Абсолютная влажность


Спектакль разделил публику на два лагеря: одни аплодировали и даже кричали “Браво!”, другие с не меньшим энтузиазмом топали и скандировали осуждающее “Бу-у!”. До скандала, впрочем, накал страстей все равно не дотягивал. Фабр, конечно, отчасти оправдал свою репутацию радикала и провокатора: когда на огромную сцену под открытым небом выбежали люди с подушками, плюхнулись на спину и начали отчаянно голосить и сучить ножками, изображая младенцев, первые минут пять это казалось забавным, однако через полчаса уже выглядело намеренным испытанием терпения публики – тут, наконец, разоравшихся “младенцев” теми же подушками и задушили.

Но дальше дело и впрямь пошло довольно плачевно. На сцене появился вальяжный мсье, отрекомендованный в программке Рыцарем Безнадежности, и стал произносить длинные высокопарные монологи. А чтоб ему было с кем спорить, на площадку выкатили бочку с Диогеном – бородатый философ-клошар в семейных трусах вылез оттуда, как и положено, с фонарем, начал лаять, почесывать в промежности и кричать: “Ищу человека!” Статисты между тем сумбурно разыгрывали символический сюжет о железах внутренней секреции: раздевались догола, мастерили флаги из трусов, таскали разнокалиберные склянки и упражнялись в переливании из пустого в порожнее – в смысле как буквальном, так и переносном.

Человек – вместилище влаги, слезы очистительны, через физиологию можно причаститься к сакральному; короче, пора припасть к истокам и вернуться к естеству – такова в общем и целом идея размашистого заплыва Фабра в необъятное море сантиментов и патетических банальностей; небо, как недвусмысленно объясняется в финале, тоже плачет. Во Франции, впрочем, тезисы типа “назад к природе!” имеют почтенный культурный шлейф, вспомним хотя бы Жан-Жака Руссо. Да и сам Ян Фабр представляет уже не последнее поколение неоварваров, и его сценический радикализм отдает почти трогательной старомодностью.

Проблема “Истории слез” не столько в неумеренном пафосе и вполне простодушных претензиях на глубокомыслие, сколько в самом театральном языке Фабра, корявом и неряшливом, таком же неопрятном в своем подчеркнутом физиологизме, как вылезший из бочки неумытый Диоген. Этот спектакль похож на плохо перемешанный салат: чуть-чуть танца и килограмм разговоров заправлены вязким майонезом физических действий, из которого лишь изредка удается выудить пару-тройку приличных отливок, т. е. эффектных запоминающихся образов вроде упомянутых орущих младенцев или больших подушек, надетых на головы персонажей на манер наполеоновских треуголок. Последнее, кстати, говорит о том, что самоирония Фабру все-таки не совсем чужда, хотя в “Истории слез” она явно в дефиците.
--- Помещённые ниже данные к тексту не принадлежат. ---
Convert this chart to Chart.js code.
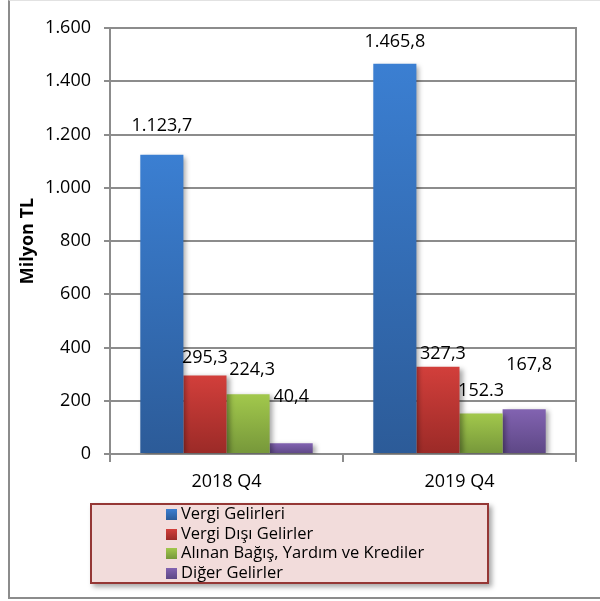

Зато для театральных энтузиастов на разморенных жарой авиньонских улицах шутки – главный хлеб. И даже на фабровских новорожденных крикунов тут нашелся свой карикатурный карапуз – какой-то находчивый артист разговорного жанра разъезжает по городу на гигантской детской коляске с моторчиком и по мере своих скромных комических сил веселит посетителей окрестных кафе.